Gegen die Politik der Zentralregierung opponiert etwa das Indian Social Action Forum (Insaf), eine Vereinigung von etwa 600 Nichtregierungsorganisationen in Delhi. Seit 2013 geht die Regierung bislang vergeblich gerichtlich gegen den Zusammenschluss vor, dem sie vorwirft, gegen nationale Interessen zu handeln. Etliche indische Medien, die finanziell abhängig von Konzernen und einflussreichen Personen sind, helfen dabei, Insaf zu diskreditieren. Wilfred d’Costa, der Vorsitzende der Dachorganisation, erläutert den Grund für die staatliche Repression: »Wir erinnern die Regierung daran, dass es ihre vorrangige Aufgabe ist, mitzuhelfen, dass die Bürger genug zu essen haben, und in eine Entwicklung für alle Bürger zu investieren.
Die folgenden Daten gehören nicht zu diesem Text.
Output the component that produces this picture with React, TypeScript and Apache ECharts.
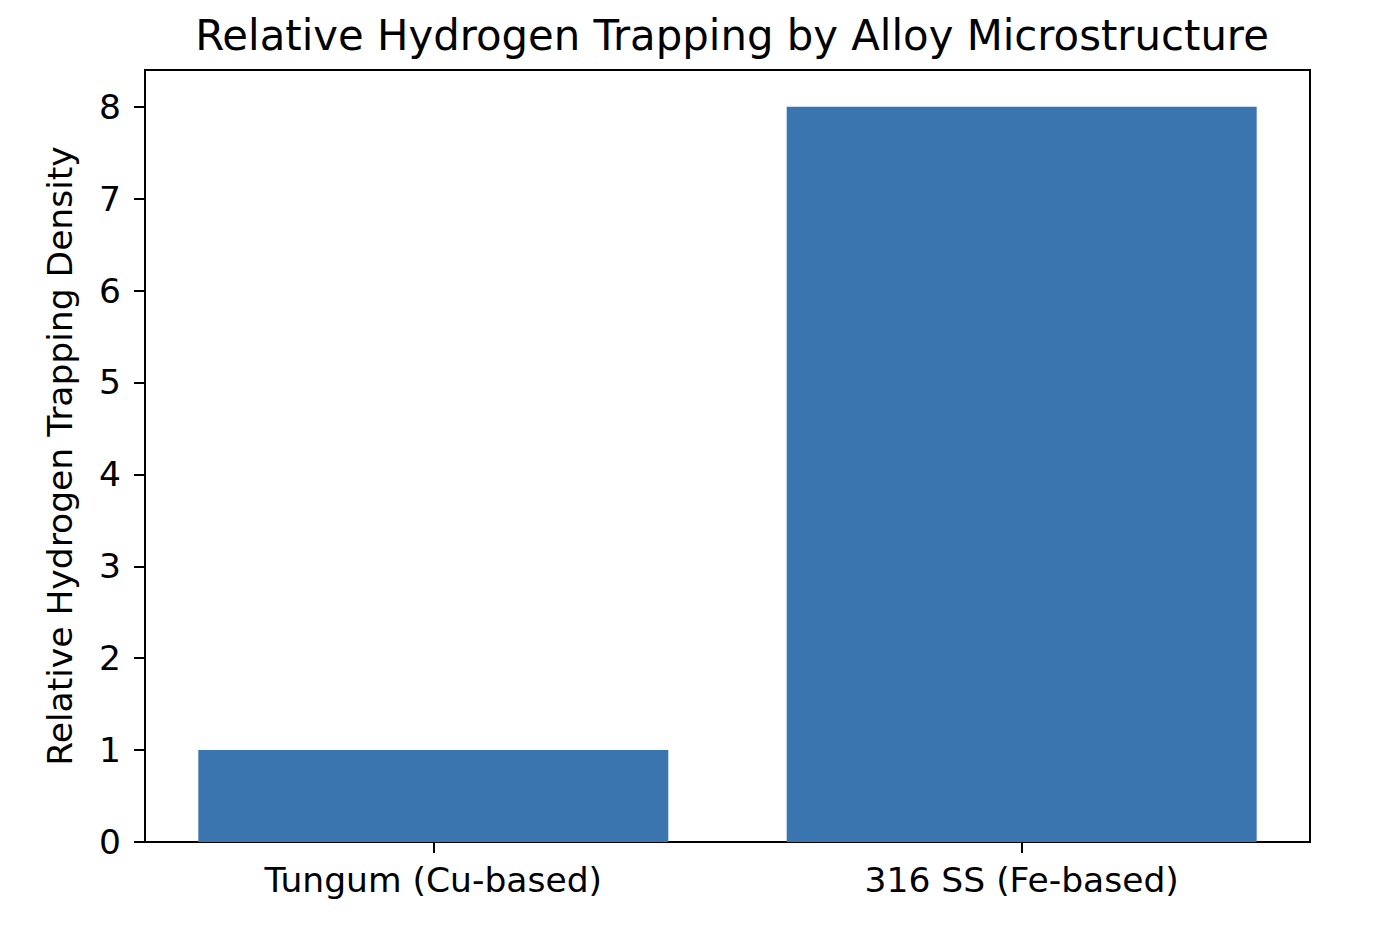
import React, { useEffect, useRef } from "react";
import * as echarts from "echarts";

const categories = ["Tungum (Cu-based)", "316 SS (Fe-based)"];
const values = [1, 8];
const yTicks = [0, 1, 2, 3, 4, 5, 6, 7, 8];
const xTicks = [0, 1];

export default function App() {
  const ref = useRef<HTMLDivElement>(null);
  useEffect(() => {
    document.body.style.margin = "0";
    const chart = echarts.init(ref.current!, null, { renderer: "svg" });
    const font = "DejaVu Sans";
    chart.setOption({
      animation: false,
      backgroundColor: "#ffffff",
      title: {
        text: "Relative Hydrogen Trapping by Alloy Microstructure",
        left: 727,
        textAlign: "center",
        top: 9,
        textStyle: { fontFamily: font, fontSize: 41.8, fontWeight: "normal", color: "#000" },
      },
      grid: {
        left: 145,
        right: 80,
        top: 70,
        bottom: 91,
        show: true,
        borderColor: "#000",
        borderWidth: 2,
        backgroundColor: "transparent",
      },
      xAxis: {
        type: "value",
        min: -0.49,
        max: 1.49,
        axisLine: { show: true, onZero: false, lineStyle: { color: "#000", width: 2 } },
        axisTick: { show: true, length: 11, lineStyle: { color: "#000", width: 2 }, customValues: xTicks },
        axisLabel: {
          fontFamily: font,
          fontSize: 34.5,
          color: "#000",
          margin: 20,
          customValues: xTicks,
          formatter: (v: number) => categories[Math.round(v)] ?? "",
        },
        splitLine: { show: false },
      },
      yAxis: {
        type: "value",
        min: 0,
        max: 8.4,
        interval: 1,
        name: "Relative Hydrogen Trapping Density",
        nameLocation: "middle",
        nameGap: 68,
        nameTextStyle: { fontFamily: font, fontSize: 34.5, color: "#000" },
        axisLine: { show: true, onZero: false, lineStyle: { color: "#000", width: 2 } },
        axisTick: { show: true, length: 11, lineStyle: { color: "#000", width: 2 }, customValues: yTicks },
        axisLabel: { fontFamily: font, fontSize: 34.5, color: "#000", margin: 24, customValues: yTicks },
        splitLine: { show: false },
      },
      series: [
        {
          type: "bar",
          data: values.map((v, i) => [i, v]),
          barWidth: 470,
          itemStyle: { color: "#3b75af" },
        },
      ],
    });
    return () => chart.dispose();
  }, []);
  return <div ref={ref} style={{ position: "absolute", left: 0, top: 0, width: 1390, height: 933 }} />;
}
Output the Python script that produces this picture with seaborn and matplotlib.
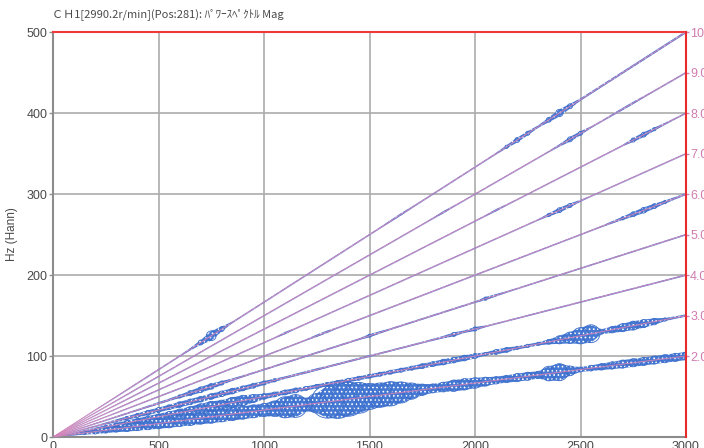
import numpy as np
import pandas as pd
import matplotlib
matplotlib.use("Agg")
import matplotlib.pyplot as plt
import seaborn as sns

# Run-up sampling grid (r/min)
rpm = np.arange(0, 3001, 50)

# Tracked orders and their labels on the right-hand axis
orders = [2, 3, 4, 5, 6, 7, 8, 9, 10]
order_labels = ["2.0", "3.0", "4.0", "5.0", "6.0", "7.0", "8.0", "9.0", "10.0"]

# Axis ticks
x_ticks = [0, 500, 1000, 1500, 2000, 2500, 3000]
y_ticks = [0, 100, 200, 300, 400, 500]

# Spectrum magnitude along each order, one value per rpm sample (Hz half-width)
mag_o2 = [0, 0.5, 1.5, 2, 3, 3.5, 4, 5, 5.5, 6,
          6.5, 7, 7, 7.5, 7.5, 8, 8, 8, 8, 8,
          8, 9.5, 13, 14, 8, 12, 20, 22, 21, 19,
          16, 15, 15, 13, 10, 7, 5.5, 6, 7, 7,
          6.5, 5.5, 4.5, 4.5, 5, 5, 4.5, 9, 10.5, 6,
          3, 3.5, 4, 4.5, 5, 5, 5, 5, 5, 5,
          5]
mag_o3 = [0, 0.3, 0.5, 1, 1.5, 2, 2.5, 3, 3, 3.5,
          3.5, 4, 4.5, 5, 6, 6.5, 5.5, 6.5, 6.5, 5,
          3.5, 3, 3, 3, 2.5, 2.5, 2.5, 2.5, 2.5, 2.5,
          2.5, 2.5, 2.5, 2.5, 2.5, 3, 3, 3.5, 3.5, 3.5,
          3, 2, 3, 3, 2, 2, 2, 3, 5, 7,
          10, 11, 3, 4, 5, 5.5, 5, 4, 2, 1.5,
          1.5]
mag_o4 = [0, 0.2, 0.3, 0.5, 0.8, 1.2, 1.8, 2.2, 2.5, 3,
          3, 3, 3.5, 3.5, 3.5, 3.5, 3.5, 3.5, 3, 3,
          2.5, 2, 1.5, 1.5, 1.5, 1.5, 1.2, 1.2, 1.2, 1.2,
          1.2, 1, 1, 1, 1, 1, 1.2, 1.5, 2.5, 1.5,
          2.5, 1, 0.8, 0.8, 0.8, 0.8, 0.8, 0.8, 0.8, 0.8,
          0.8, 0.8, 0.8, 0.8, 0.8, 0.8, 0.8, 0.8, 0.8, 0.8,
          0.8]
mag_o5 = [0, 0.2, 0.3, 0.4, 0.5, 0.6, 0.8, 1, 1, 1.2,
          1.5, 1.5, 2, 3, 3.5, 3.5, 2.5, 1.5, 1.2, 1,
          1, 1, 1, 1, 1, 1, 1, 1, 1, 1,
          2, 1.5, 1, 1, 1, 1, 1, 1, 1, 1,
          1, 2, 1.5, 1, 0.8, 0.8, 0.8, 0.8, 0.8, 0.8,
          0.8, 0.8, 0.8, 0.8, 0.8, 0.8, 0.8, 0.8, 0.8, 0.8,
          0.8]
mag_o6 = [0, 0, 0.2, 0.2, 0.3, 0.3, 0.4, 0.5, 0.5, 0.6,
          0.7, 0.7, 0.7, 0.7, 0.7, 0.7, 0.7, 0.7, 0.7, 0.7,
          0.7, 0.7, 0.7, 0.7, 0.7, 1.5, 1.5, 0.7, 0.7, 0.7,
          0.7, 0.7, 0.7, 0.7, 0.7, 0.7, 0.7, 0.7, 0.7, 0.7,
          0.7, 0.7, 0.7, 0.7, 0.7, 0.7, 0.7, 0.7, 0.7, 0.7,
          0.7, 0.7, 0.8, 1.5, 2, 3, 3.5, 3, 2, 1.5,
          1.2]
mag_o7 = [0, 0, 0.2, 0.2, 0.3, 0.3, 0.4, 0.5, 0.5, 0.6,
          0.6, 0.6, 0.6, 0.6, 0.6, 0.6, 0.6, 0.6, 0.6, 0.6,
          0.6, 0.6, 1.5, 0.6, 0.6, 0.6, 0.6, 0.6, 0.6, 0.6,
          0.6, 0.6, 0.6, 0.6, 0.6, 0.6, 0.6, 0.6, 0.6, 0.6,
          0.6, 0.6, 0.6, 0.6, 0.6, 0.6, 0.8, 2, 3, 2.5,
          1.2, 0.6, 0.6, 0.6, 0.6, 0.6, 0.6, 0.6, 0.6, 0.6,
          0.6]
mag_o8 = [0, 0, 0.2, 0.2, 0.3, 0.3, 0.4, 0.5, 0.5, 0.6,
          0.6, 0.6, 0.6, 0.6, 0.6, 0.6, 0.6, 0.6, 0.6, 0.6,
          0.6, 0.6, 0.6, 0.6, 0.6, 0.6, 0.6, 0.6, 0.6, 0.6,
          0.6, 0.6, 0.6, 0.6, 0.6, 0.6, 0.6, 0.6, 0.6, 0.6,
          0.6, 0.8, 1.5, 0.8, 0.6, 0.6, 0.6, 0.6, 0.6, 0.6,
          0.6, 0.6, 0.6, 0.6, 0.8, 2.5, 3, 2, 1.2, 0.8,
          0.8]
mag_o9 = [0, 0, 0.2, 0.2, 0.3, 0.3, 0.4, 0.5, 0.5, 0.6,
          0.6, 0.6, 0.6, 0.6, 0.6, 0.6, 0.6, 0.6, 0.6, 0.6,
          0.6, 0.6, 0.6, 0.6, 0.6, 0.6, 0.6, 0.6, 0.6, 0.6,
          0.6, 0.6, 0.6, 0.6, 0.6, 0.6, 0.8, 1.5, 0.8, 0.6,
          0.6, 0.6, 0.6, 0.6, 0.6, 0.6, 0.6, 0.8, 1.5, 3,
          2.5, 1, 0.8, 1.2, 1.5, 1.5, 1, 0.8, 0.8, 0.8,
          0.8]
mag_o10 = [0, 0, 0.2, 0.2, 0.3, 0.4, 0.5, 0.6, 0.7, 0.8,
           0.8, 0.8, 0.8, 1.5, 3, 6, 3, 1, 0.8, 0.8,
           0.8, 0.8, 0.8, 0.8, 0.8, 0.8, 0.8, 0.8, 0.8, 0.8,
           0.8, 0.8, 1.2, 1.5, 1, 0.8, 0.8, 0.8, 0.8, 0.8,
           0.8, 0.8, 1, 2, 3, 2.5, 1.5, 3, 4.5, 3,
           1.5, 1.5, 1.5, 1.5, 1.5, 1.5, 1.5, 1.5, 1.5, 1.5,
           1.5]

mags = [mag_o2, mag_o3, mag_o4, mag_o5, mag_o6, mag_o7, mag_o8, mag_o9, mag_o10]

title = "ＣＨ1[2990.2r/min](Pos:281): ﾊﾟﾜｰｽﾍﾟｸﾄﾙ Mag"

# Long-form table: centre frequency of each order at each speed
frames = []
for k, m in zip(orders, mags):
    frames.append(pd.DataFrame({"rpm": rpm, "order": k,
                                "hz": k * rpm / 60.0, "mag": m}))
spec = pd.concat(frames, ignore_index=True)

# Straight order lines from the origin to the right edge
lines = pd.DataFrame({"rpm": np.tile([x_ticks[0], x_ticks[-1]], len(orders)),
                      "order": np.repeat(orders, 2)})
lines["hz"] = lines["order"] * lines["rpm"] / 60.0

sns.set_theme(style="white")
plt.rcParams["font.family"] = ["Liberation Sans Narrow", "Liberation Sans", "DejaVu Sans"]
plt.rcParams["hatch.linewidth"] = 0.7

BLUE = "#4679d3"
CORE = "#6f74cc"
RING = "#3a6cc9"
PINK = "#d184b8"
GRID = "#ababab"
TXT = "#4a4a4a"

fig = plt.figure(figsize=(7.04, 4.48), dpi=100)
ax = fig.add_axes([53 / 704, 11 / 448, 633 / 704, 405 / 448])
ax.set_xlim(0, 3000)
ax.set_ylim(0, 500)

# Grid
for xv in x_ticks[1:-1]:
    ax.axvline(xv, color=GRID, lw=1.2, zorder=0)
for yv in y_ticks[1:-1]:
    ax.axhline(yv, color=GRID, lw=1.2, zorder=0)

# Magnitude bands around each order: hatched body plus a faint narrow core
for k, sub in spec.groupby("order"):
    ax.fill_between(sub["rpm"], sub["hz"] - sub["mag"], sub["hz"] + sub["mag"],
                    facecolor=BLUE, edgecolor="white", hatch="....",
                    linewidth=0, zorder=2)
    core = np.minimum(sub["mag"], 0.5)
    ax.fill_between(sub["rpm"], sub["hz"] - core, sub["hz"] + core,
                    facecolor=CORE, linewidth=0, alpha=0.6, zorder=2.5)

# Ring markers where the magnitude is large
fig.canvas.draw()
px_per_hz = ax.transData.transform((0, 1))[1] - ax.transData.transform((0, 0))[1]
rings = spec[spec["mag"] >= 2].copy()
diam_pt = 2 * rings["mag"] * px_per_hz * 72.0 / fig.dpi
sns.scatterplot(data=rings, x="rpm", y="hz", s=diam_pt ** 2, marker="o",
                facecolor="none", edgecolor=RING, linewidth=0.6,
                legend=False, ax=ax, zorder=3)

# Order lines
sns.lineplot(data=lines, x="rpm", y="hz", units="order", estimator=None,
             color=PINK, lw=0.65, legend=False, ax=ax, zorder=4)

# Left / bottom axes
ax.set_xticks(x_ticks)
ax.set_yticks(y_ticks)
ax.set_xlabel("")
ax.set_ylabel("Hz (Hann)", fontsize=8.5, color=TXT)
ax.yaxis.set_label_coords(-(53 - 18) / 633, 0.5)
ax.tick_params(axis="both", direction="out", length=3, width=1, color="#909090",
               labelsize=9, labelcolor=TXT, pad=1)
ax.tick_params(axis="x", length=2, pad=1)
for side in ("left", "bottom"):
    ax.spines[side].set_color("#8c8c8c")
    ax.spines[side].set_linewidth(1.5)
ax.spines["top"].set_color("#f03a3a")
ax.spines["top"].set_linewidth(1.5)
ax.spines["right"].set_visible(False)

# Right axis with order labels
ax2 = ax.twinx()
ax2.set_ylim(0, 500)
ax2.set_yticks([50 * k for k in orders])
ax2.set_yticklabels(order_labels)
ax2.tick_params(axis="y", direction="out", length=2, width=1, color=PINK,
                labelsize=9, labelcolor="#d07cb0", pad=1)
for side in ("left", "bottom", "top"):
    ax2.spines[side].set_visible(False)
ax2.spines["right"].set_color("#e82a2a")
ax2.spines["right"].set_linewidth(1.5)

fig.text(52 / 704, 1 - 14 / 448, title, fontsize=8, color=TXT, va="center",
         ha="left", family=["Noto Sans CJK JP", "DejaVu Sans"])

fig.savefig("out.png", dpi=100)
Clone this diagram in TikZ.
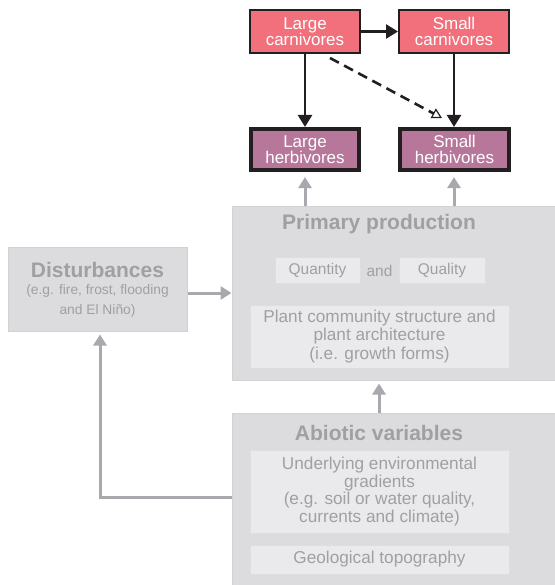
\documentclass[tikz,border=0pt]{standalone}
\usepackage{fontspec}
\setmainfont{Liberation Sans}
\usetikzlibrary{arrows.meta,calc}
\definecolor{carn}{HTML}{F2707B}
\definecolor{herb}{HTML}{B7779A}
\definecolor{panel}{HTML}{DCDCDE}
\definecolor{panelline}{HTML}{D2D2D4}
\definecolor{inner}{HTML}{EAEAEC}
\definecolor{innerline}{HTML}{DEDEE0}
\definecolor{gtext}{HTML}{A0A0A4}
\definecolor{garrow}{HTML}{A9A9AD}
\definecolor{dark}{HTML}{231F20}
\tikzset{
  animal/.style={draw=dark, line width=2pt, text=white, align=center, inner sep=0pt,
    minimum width=110pt, minimum height=43pt, font=\fontsize{17}{16.5}\selectfont},
  carnbox/.style={animal, fill=carn},
  herbbox/.style={animal, fill=herb, line width=3.6pt, minimum width=108.5pt, minimum height=41.5pt},
  panelbox/.style={draw=panelline, line width=1pt, fill=panel, inner sep=0pt},
  innerbox/.style={draw=innerline, line width=0.8pt, fill=inner, inner sep=0pt, text=gtext, align=center,
    font=\fontsize{17.2}{18.5}\selectfont},
  ptitle/.style={text=gtext, font=\fontsize{21}{22}\selectfont\bfseries, inner sep=0pt},
  blackarrow/.style={draw=dark, line width=2.6pt, -{Triangle[length=12pt,width=14pt]}},
  grayarrow/.style={draw=garrow, line width=3pt, -{Triangle[length=11pt,width=13pt]}},
}
\begin{document}
\begin{tikzpicture}[x=1pt,y=-1pt]
\useasboundingbox (0,0) rectangle (554,585);
% panels
\node[panelbox, minimum width=324pt, minimum height=174pt] (pp) at (394,293) {};
\node[panelbox, minimum width=324pt, minimum height=177pt] (ab) at (394,501.5) {};
\node[panelbox, minimum width=179pt, minimum height=84pt, align=center] (dist) at (97.5,289) {};
\node[ptitle] (disttitle) at (97.5,270) {Disturbances};
\node[text=gtext, align=center, font=\fontsize{13.8}{19.5}\selectfont, inner sep=0pt] (disttext) at (97.5,301) {(e.g. fire, frost, flooding\\and El Niño)};
\node[ptitle] (pptitle) at (379,224) {Primary production};
\node[ptitle] (abtitle) at (379,433) {Abiotic variables};
\node[innerbox, minimum width=85pt, minimum height=26pt, font=\fontsize{15.5}{17}\selectfont] (qty) at (317.5,270) {Quantity};
\node[text=gtext, font=\fontsize{15.5}{17}\selectfont, inner sep=0pt] (and) at (379.5,271) {and};
\node[innerbox, minimum width=86pt, minimum height=26pt, font=\fontsize{15.5}{17}\selectfont] (qual) at (442,270) {Quality};
\node[innerbox, minimum width=259pt, minimum height=63pt] (plant) at (379.5,336.5) {Plant community structure and\\plant architecture\\(i.e. growth forms)};
\node[innerbox, minimum width=259pt, minimum height=83pt, font=\fontsize{17.2}{17.8}\selectfont] (under) at (379.5,491.5) {Underlying environmental\\gradients\\(e.g. soil or water quality,\\currents and climate)};
\node[innerbox, minimum width=259pt, minimum height=29pt] (geo) at (379.5,559.5) {Geological topography};
% animals
\node[carnbox] (lc) at (305,31.5) {Large\\carnivores};
\node[carnbox] (sc) at (454,31.5) {Small\\carnivores};
\node[herbbox] (lh) at (305,149.5) {Large\\herbivores};
\node[herbbox] (sh) at (454.5,149.5) {Small\\herbivores};
% black arrows
\draw[blackarrow] (lc.east) -- (sc.west);
\draw[blackarrow] (lc.south) -- (lh.north);
\draw[blackarrow] (sc.south) -- (sc.south |- sh.north);
\coordinate (dstart) at (330,58);
\coordinate (dend) at (442,118);
\draw[draw=dark, line width=2.6pt, dash pattern=on 10pt off 6pt, -{Triangle[open,length=10pt,width=11pt,line width=1.2pt]}] (dstart) -- (dend);
% gray arrows
\draw[grayarrow, shorten >=5pt] (lh.south |- pp.north) -- (lh.south);
\draw[grayarrow, shorten >=5pt] (sc.south |- pp.north) -- (sc.south |- sh.south);
\draw[grayarrow] (dist.east |- 0,293) -- (pp.west |- 0,293);
\draw[grayarrow, shorten >=3pt] (379,413) -- (pp.south -| 379,0);
\coordinate (bend) at (100,497);
\draw[grayarrow, shorten >=3pt] (ab.west |- bend) -- (bend) -- (dist.south -| bend);
\end{tikzpicture}
\end{document}
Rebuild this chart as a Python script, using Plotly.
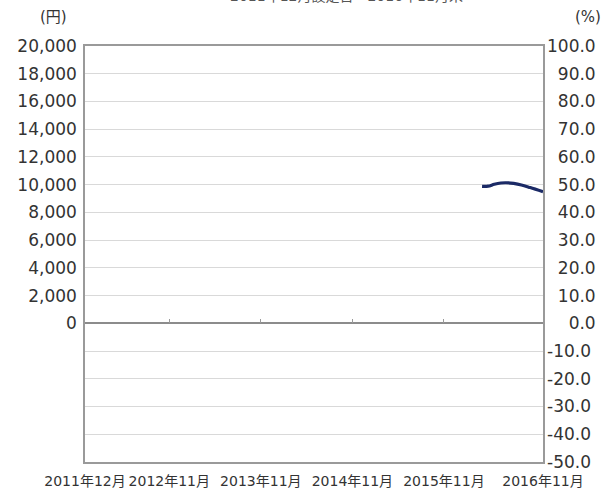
import plotly.graph_objects as go

# Data
nav_dates = ["2016-04-01", "2016-04-25", "2016-05-20", "2016-06-15", "2016-07-05",
             "2016-08-05", "2016-09-05", "2016-10-10", "2016-11-30"]
nav_values = [9880, 9890, 10030, 10120, 10140, 10090, 9980, 9790, 9490]

x_tick_vals = ["2011-12-01", "2012-11-01", "2013-11-01", "2014-11-01", "2015-11-01", "2016-11-30"]
x_tick_text = ["2011年12月", "2012年11月", "2013年11月", "2014年11月", "2015年11月", "2016年11月"]
inner_tick_vals = ["2012-11-01", "2013-11-01", "2014-11-01", "2015-11-01"]

left_tick_vals = list(range(0, 20001, 2000))
left_tick_text = [f"{v:,}" for v in left_tick_vals]

right_tick_vals = list(range(-50, 101, 10))
FS = "\u2007"  # figure space (digit width) for right-aligned labels
right_tick_text = []
for v in right_tick_vals:
    s = f"{v:.1f}"
    pad = 5 - len(s) if v >= 0 else 0
    right_tick_text.append(FS * max(pad, 0) + s)

x_range = ["2011-12-01", "2016-11-30"]

font_family = "DejaVu Sans, Noto Sans CJK JP, sans-serif"
txt = "#333333"
frame = "#9a9a9a"

fig = go.Figure()
fig.add_trace(go.Scatter(
    x=nav_dates, y=nav_values, mode="lines",
    line=dict(color="#1b2a66", width=3.2, shape="spline"),
    yaxis="y", xaxis="x", showlegend=False, hoverinfo="skip"))
fig.add_trace(go.Scatter(x=x_range, y=[None, None], yaxis="y2", xaxis="x",
                         showlegend=False, hoverinfo="skip"))
fig.add_trace(go.Scatter(x=x_range, y=[None, None], yaxis="y", xaxis="x2",
                         showlegend=False, hoverinfo="skip"))

fig.update_layout(
    width=606, height=498,
    margin=dict(l=85, r=63, t=46, b=36),
    paper_bgcolor="white", plot_bgcolor="white",
    font=dict(family=font_family, color=txt, size=16),
    xaxis=dict(
        type="date", range=x_range, automargin=False,
        tickmode="array", tickvals=x_tick_vals, ticktext=x_tick_text,
        tickfont=dict(size=14, color=txt), ticks="", showgrid=False,
        showline=True, linecolor=frame, linewidth=1.5, mirror=True,
        zeroline=False, tickangle=0, ticklabelstandoff=5,
    ),
    xaxis2=dict(
        type="date", range=x_range, overlaying="x", anchor="free", position=1/3,
        tickmode="array", tickvals=inner_tick_vals, showticklabels=False,
        ticks="inside", ticklen=4, tickcolor=frame, tickwidth=1,
        showgrid=False, showline=False, zeroline=False, automargin=False,
    ),
    yaxis=dict(
        range=[-10000, 20000], tickmode="array", tickvals=left_tick_vals,
        ticktext=left_tick_text, tickfont=dict(size=17, color=txt),
        showgrid=False, zeroline=False, ticks="", automargin=False,
        showline=True, linecolor=frame, linewidth=1.5, mirror=True,
        ticklabelstandoff=3,
    ),
    yaxis2=dict(
        range=[-50, 100], overlaying="y", side="right",
        tickmode="array", tickvals=right_tick_vals, ticktext=right_tick_text,
        tickfont=dict(size=17, color=txt), automargin=False,
        showgrid=True, gridcolor="#d9d9d9", gridwidth=1,
        zeroline=True, zerolinecolor="#8c8c8c", zerolinewidth=1.5,
        showline=False, ticks="", ticklabelstandoff=3,
    ),
    annotations=[
        dict(text="(円)", xref="paper", yref="paper", x=0, y=1, xanchor="right",
             yanchor="middle", xshift=-16, yshift=29, showarrow=False,
             font=dict(size=15, color=txt)),
        dict(text="(%)", xref="paper", yref="paper", x=1, y=1, xanchor="right",
             yanchor="middle", xshift=60, yshift=29, showarrow=False,
             font=dict(size=15, color=txt)),
        dict(text="2011年12月設定日～2016年11月末", xref="paper", yref="paper",
             x=0.57, y=1, xanchor="center", yanchor="bottom", yshift=40,
             showarrow=False, font=dict(size=14, color="#555555")),
    ],
)

fig.write_html("out.html", config={"displayModeBar": False},
               post_script="document.body.style.margin='0';")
Dann hätten wir keine Luftverschmutzung, dreckigen Flüsse und Lärmterror.« Doch in Indien seien die Menschen immer noch überwiegend damit beschäftigt, ihr Überleben zu sichern. Deshalb, so d’Costa, bleibe ihnen keine Zeit, sich Wissen anzueignen und sich um die Umwelt zu kümmern.